== Task goal ==
Please reproduce the lines of the records below from the one holding "Reproduce this chart" through the one holding "import seaborn as sns", inclusive, skipping all pictures.

== Excerpted records ==
★ ★ ★

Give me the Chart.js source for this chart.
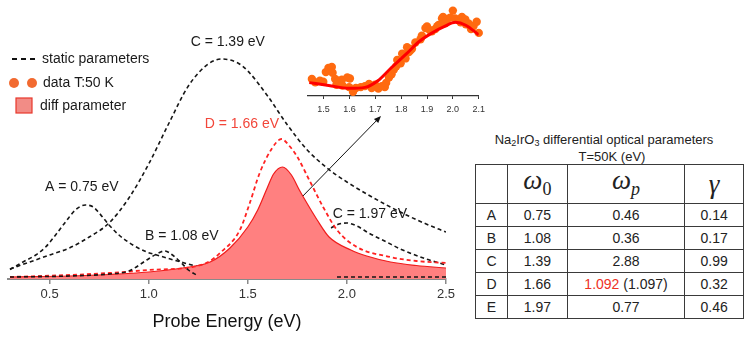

★ ★ ★

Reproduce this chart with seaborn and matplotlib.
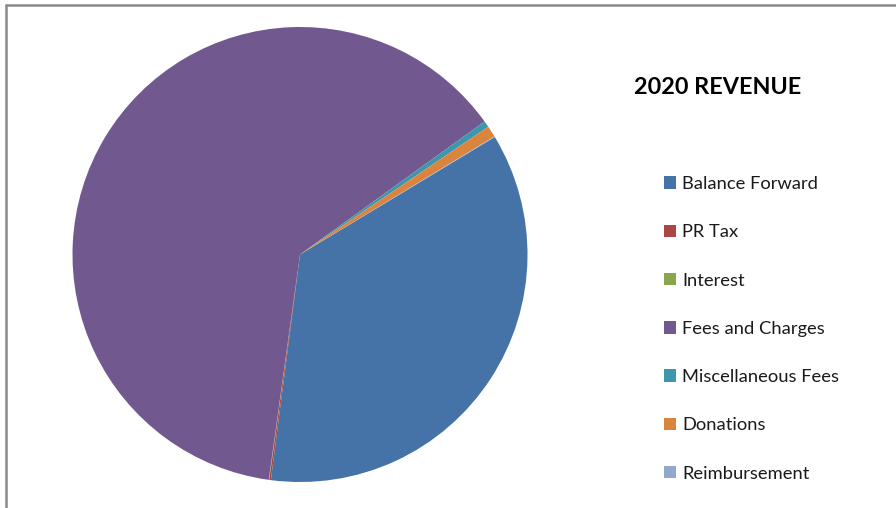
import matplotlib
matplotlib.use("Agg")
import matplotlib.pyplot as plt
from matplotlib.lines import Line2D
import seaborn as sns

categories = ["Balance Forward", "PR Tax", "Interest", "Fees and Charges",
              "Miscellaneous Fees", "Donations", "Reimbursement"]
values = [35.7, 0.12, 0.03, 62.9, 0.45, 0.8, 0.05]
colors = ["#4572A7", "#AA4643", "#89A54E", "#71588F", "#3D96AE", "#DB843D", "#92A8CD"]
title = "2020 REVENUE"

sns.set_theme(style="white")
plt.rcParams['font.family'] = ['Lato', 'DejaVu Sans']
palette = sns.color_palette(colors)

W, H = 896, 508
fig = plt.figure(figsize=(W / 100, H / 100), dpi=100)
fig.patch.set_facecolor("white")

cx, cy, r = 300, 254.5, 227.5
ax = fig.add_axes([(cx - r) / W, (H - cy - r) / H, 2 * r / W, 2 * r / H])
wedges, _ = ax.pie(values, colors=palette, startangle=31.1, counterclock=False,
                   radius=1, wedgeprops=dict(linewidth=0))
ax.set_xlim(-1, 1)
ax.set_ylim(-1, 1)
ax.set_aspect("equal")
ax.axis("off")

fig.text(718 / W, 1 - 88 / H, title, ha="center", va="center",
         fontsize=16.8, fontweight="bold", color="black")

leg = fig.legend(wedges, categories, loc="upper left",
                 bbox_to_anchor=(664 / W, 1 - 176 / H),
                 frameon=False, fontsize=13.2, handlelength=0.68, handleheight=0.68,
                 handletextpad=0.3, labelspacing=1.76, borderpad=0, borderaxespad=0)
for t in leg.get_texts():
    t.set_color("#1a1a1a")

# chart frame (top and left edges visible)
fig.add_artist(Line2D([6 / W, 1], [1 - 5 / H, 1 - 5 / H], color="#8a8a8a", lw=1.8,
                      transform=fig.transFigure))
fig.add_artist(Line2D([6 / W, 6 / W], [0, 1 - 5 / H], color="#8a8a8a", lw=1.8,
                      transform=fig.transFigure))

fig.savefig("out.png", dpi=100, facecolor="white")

★ ★ ★

== Reply to the task ==
Reproduce this chart with seaborn and matplotlib.
import matplotlib
matplotlib.use("Agg")
import matplotlib.pyplot as plt
from matplotlib.lines import Line2D
import seaborn as sns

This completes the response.